Stored data start

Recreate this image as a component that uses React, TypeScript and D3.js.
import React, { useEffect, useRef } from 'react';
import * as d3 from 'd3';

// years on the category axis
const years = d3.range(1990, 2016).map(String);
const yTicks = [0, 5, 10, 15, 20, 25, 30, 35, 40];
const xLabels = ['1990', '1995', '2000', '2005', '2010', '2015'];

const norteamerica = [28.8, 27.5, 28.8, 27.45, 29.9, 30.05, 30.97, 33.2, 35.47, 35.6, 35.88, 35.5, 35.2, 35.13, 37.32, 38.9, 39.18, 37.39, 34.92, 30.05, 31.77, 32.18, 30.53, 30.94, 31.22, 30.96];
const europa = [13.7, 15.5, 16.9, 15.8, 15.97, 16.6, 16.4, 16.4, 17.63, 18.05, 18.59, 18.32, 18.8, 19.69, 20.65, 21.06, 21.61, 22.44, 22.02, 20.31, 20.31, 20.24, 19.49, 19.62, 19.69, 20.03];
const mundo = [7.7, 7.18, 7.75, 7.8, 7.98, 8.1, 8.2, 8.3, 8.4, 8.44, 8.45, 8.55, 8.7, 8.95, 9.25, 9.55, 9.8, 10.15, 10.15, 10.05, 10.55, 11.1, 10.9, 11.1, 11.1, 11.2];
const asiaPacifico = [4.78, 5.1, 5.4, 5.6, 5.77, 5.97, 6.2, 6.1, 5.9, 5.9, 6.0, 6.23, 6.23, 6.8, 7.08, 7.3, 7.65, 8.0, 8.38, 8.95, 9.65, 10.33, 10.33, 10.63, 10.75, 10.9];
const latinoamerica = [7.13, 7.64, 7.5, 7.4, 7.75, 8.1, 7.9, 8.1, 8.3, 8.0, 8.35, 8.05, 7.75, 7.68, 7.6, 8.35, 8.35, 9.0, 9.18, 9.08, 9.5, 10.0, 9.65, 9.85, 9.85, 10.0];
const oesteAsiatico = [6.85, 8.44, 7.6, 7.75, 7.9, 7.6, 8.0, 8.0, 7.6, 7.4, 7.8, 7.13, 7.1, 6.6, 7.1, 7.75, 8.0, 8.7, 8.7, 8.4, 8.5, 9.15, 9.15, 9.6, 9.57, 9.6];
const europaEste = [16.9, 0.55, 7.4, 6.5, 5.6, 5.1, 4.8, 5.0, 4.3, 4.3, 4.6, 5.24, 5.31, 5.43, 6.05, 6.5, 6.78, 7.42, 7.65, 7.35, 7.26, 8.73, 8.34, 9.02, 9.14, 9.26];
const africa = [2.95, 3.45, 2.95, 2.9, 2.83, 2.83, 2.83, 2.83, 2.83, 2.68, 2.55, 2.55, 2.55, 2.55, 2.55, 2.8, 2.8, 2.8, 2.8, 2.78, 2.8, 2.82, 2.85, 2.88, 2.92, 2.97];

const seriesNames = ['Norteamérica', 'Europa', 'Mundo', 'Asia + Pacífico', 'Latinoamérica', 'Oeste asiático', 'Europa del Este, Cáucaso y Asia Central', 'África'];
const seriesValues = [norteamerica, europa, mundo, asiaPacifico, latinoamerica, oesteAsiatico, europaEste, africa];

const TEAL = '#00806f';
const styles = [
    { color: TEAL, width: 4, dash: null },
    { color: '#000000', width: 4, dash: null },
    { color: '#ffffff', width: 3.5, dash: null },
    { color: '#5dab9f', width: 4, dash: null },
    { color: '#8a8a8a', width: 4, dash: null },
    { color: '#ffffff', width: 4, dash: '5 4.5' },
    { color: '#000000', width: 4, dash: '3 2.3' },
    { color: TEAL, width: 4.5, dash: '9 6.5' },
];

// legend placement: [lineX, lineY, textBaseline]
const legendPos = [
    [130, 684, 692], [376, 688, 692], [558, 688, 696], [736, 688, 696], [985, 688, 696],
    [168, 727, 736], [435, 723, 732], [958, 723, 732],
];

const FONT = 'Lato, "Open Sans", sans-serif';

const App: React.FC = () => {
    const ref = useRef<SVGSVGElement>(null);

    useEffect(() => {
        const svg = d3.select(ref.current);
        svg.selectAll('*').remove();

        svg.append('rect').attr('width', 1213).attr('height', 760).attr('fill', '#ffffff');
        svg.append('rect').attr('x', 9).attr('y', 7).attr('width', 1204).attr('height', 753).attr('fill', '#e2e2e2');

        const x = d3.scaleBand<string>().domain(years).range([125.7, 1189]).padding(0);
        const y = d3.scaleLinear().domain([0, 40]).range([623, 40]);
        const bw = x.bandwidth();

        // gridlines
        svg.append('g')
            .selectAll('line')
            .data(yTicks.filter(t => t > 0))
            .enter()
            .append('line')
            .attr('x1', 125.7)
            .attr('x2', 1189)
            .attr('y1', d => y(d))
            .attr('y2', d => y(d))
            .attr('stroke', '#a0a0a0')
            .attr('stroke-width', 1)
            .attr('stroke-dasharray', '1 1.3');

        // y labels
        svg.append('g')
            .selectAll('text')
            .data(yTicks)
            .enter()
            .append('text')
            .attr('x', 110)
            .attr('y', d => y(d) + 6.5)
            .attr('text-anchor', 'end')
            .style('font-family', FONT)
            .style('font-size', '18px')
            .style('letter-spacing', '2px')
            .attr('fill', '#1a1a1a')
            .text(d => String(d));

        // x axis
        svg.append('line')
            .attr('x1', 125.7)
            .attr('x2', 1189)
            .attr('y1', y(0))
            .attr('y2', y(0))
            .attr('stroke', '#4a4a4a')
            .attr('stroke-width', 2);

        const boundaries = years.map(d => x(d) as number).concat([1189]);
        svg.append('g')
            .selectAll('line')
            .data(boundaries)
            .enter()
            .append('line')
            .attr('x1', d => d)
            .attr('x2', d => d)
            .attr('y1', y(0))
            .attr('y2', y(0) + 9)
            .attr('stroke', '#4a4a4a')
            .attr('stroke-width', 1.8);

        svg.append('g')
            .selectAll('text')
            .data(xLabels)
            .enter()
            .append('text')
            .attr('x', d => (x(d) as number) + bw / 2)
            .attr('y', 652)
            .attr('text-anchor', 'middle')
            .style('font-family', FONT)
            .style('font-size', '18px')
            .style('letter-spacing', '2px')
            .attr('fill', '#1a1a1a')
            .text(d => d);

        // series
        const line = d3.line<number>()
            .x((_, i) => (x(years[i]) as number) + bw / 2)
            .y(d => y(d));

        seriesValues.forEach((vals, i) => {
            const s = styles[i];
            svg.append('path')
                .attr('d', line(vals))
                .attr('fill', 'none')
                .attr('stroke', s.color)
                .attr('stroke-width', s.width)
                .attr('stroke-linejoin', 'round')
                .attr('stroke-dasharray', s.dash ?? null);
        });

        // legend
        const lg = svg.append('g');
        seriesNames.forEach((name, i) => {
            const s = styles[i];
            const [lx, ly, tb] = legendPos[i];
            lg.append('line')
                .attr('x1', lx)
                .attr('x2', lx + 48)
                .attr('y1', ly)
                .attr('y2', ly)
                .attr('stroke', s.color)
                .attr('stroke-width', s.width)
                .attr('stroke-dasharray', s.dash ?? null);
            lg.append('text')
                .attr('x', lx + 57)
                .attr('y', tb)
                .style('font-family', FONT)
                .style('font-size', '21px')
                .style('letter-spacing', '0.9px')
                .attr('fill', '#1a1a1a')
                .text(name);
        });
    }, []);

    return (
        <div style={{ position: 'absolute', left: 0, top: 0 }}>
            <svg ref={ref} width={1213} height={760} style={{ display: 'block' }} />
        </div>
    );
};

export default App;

Stored data end

**Exercise:** Set down the lines above as they stand, starting with the first line and ending with the line that contains "['1990', '1995', '2000', '2005', '2010', '2015'];".

**Answer for the task:**
Recreate this image as a component that uses React, TypeScript and D3.js.
import React, { useEffect, useRef } from 'react';
import * as d3 from 'd3';

// years on the category axis
const years = d3.range(1990, 2016).map(String);
const yTicks = [0, 5, 10, 15, 20, 25, 30, 35, 40];
const xLabels = ['1990', '1995', '2000', '2005', '2010', '2015'];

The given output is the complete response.